Directions for this task: Beginning with the line that contains "What seaborn and" and ending with the line that contains "from matplotlib.patches import", reproduce each line exactly; include both and add nothing.

— begin Stored rows —

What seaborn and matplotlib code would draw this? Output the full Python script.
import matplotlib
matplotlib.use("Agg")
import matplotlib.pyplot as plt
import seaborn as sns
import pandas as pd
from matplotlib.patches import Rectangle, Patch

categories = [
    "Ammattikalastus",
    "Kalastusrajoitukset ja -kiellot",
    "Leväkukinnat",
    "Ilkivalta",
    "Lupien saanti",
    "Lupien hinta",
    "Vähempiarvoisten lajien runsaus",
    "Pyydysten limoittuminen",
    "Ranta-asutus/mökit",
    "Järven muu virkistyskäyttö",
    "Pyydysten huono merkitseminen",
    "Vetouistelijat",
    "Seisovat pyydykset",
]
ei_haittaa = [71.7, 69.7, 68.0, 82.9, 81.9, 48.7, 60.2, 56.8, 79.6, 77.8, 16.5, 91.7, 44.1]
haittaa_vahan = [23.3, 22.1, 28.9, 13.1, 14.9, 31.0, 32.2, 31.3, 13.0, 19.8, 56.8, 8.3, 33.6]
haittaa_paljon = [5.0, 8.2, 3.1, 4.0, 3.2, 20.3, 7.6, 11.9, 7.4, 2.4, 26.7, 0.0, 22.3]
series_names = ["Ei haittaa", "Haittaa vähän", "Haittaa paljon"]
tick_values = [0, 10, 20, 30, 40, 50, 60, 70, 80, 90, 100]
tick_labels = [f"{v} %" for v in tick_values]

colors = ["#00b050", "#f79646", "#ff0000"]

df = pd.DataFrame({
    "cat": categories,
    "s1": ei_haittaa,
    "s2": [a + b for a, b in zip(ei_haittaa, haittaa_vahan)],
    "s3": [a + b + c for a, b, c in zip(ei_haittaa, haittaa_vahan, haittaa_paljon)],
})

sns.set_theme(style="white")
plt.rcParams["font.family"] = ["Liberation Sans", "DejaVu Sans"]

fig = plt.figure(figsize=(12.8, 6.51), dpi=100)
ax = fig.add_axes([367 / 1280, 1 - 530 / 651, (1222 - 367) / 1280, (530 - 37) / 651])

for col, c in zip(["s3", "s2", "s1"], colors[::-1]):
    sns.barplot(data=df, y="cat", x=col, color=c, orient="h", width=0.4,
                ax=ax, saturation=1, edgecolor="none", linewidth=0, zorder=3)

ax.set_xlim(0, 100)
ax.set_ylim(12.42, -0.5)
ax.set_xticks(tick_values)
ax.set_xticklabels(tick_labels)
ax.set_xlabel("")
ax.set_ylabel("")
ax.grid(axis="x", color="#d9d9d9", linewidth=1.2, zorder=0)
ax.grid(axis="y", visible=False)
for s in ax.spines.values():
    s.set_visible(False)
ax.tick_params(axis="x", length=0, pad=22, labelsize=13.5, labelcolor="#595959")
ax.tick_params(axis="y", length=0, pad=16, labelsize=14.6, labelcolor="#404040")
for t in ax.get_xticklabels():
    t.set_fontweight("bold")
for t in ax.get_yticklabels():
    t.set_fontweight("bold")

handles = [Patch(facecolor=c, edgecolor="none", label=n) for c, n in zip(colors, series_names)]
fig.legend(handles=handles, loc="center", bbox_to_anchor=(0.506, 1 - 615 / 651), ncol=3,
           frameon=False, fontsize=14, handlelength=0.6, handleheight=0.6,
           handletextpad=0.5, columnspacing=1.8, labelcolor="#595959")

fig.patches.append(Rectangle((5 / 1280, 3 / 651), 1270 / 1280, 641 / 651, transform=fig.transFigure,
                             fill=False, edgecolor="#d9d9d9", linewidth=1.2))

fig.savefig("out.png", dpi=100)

— end Stored rows —
— begin Stored rows —

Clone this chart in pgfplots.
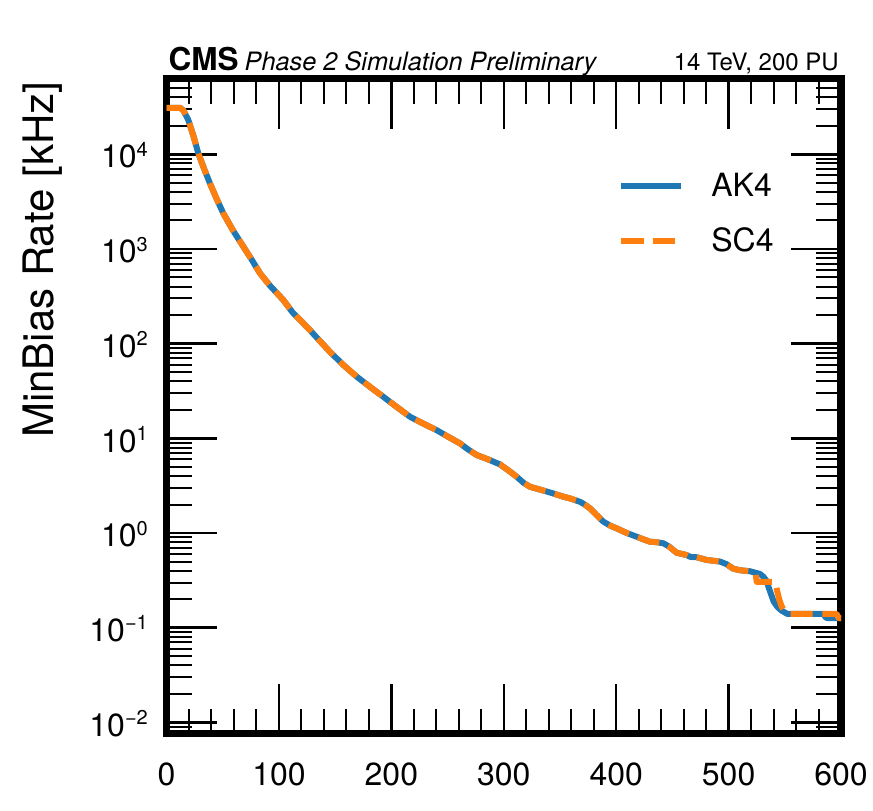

— end Stored rows —

Solution for this problem:
What seaborn and matplotlib code would draw this? Output the full Python script.
import matplotlib
matplotlib.use("Agg")
import matplotlib.pyplot as plt
import seaborn as sns
import pandas as pd
from matplotlib.patches import Rectangle, Patch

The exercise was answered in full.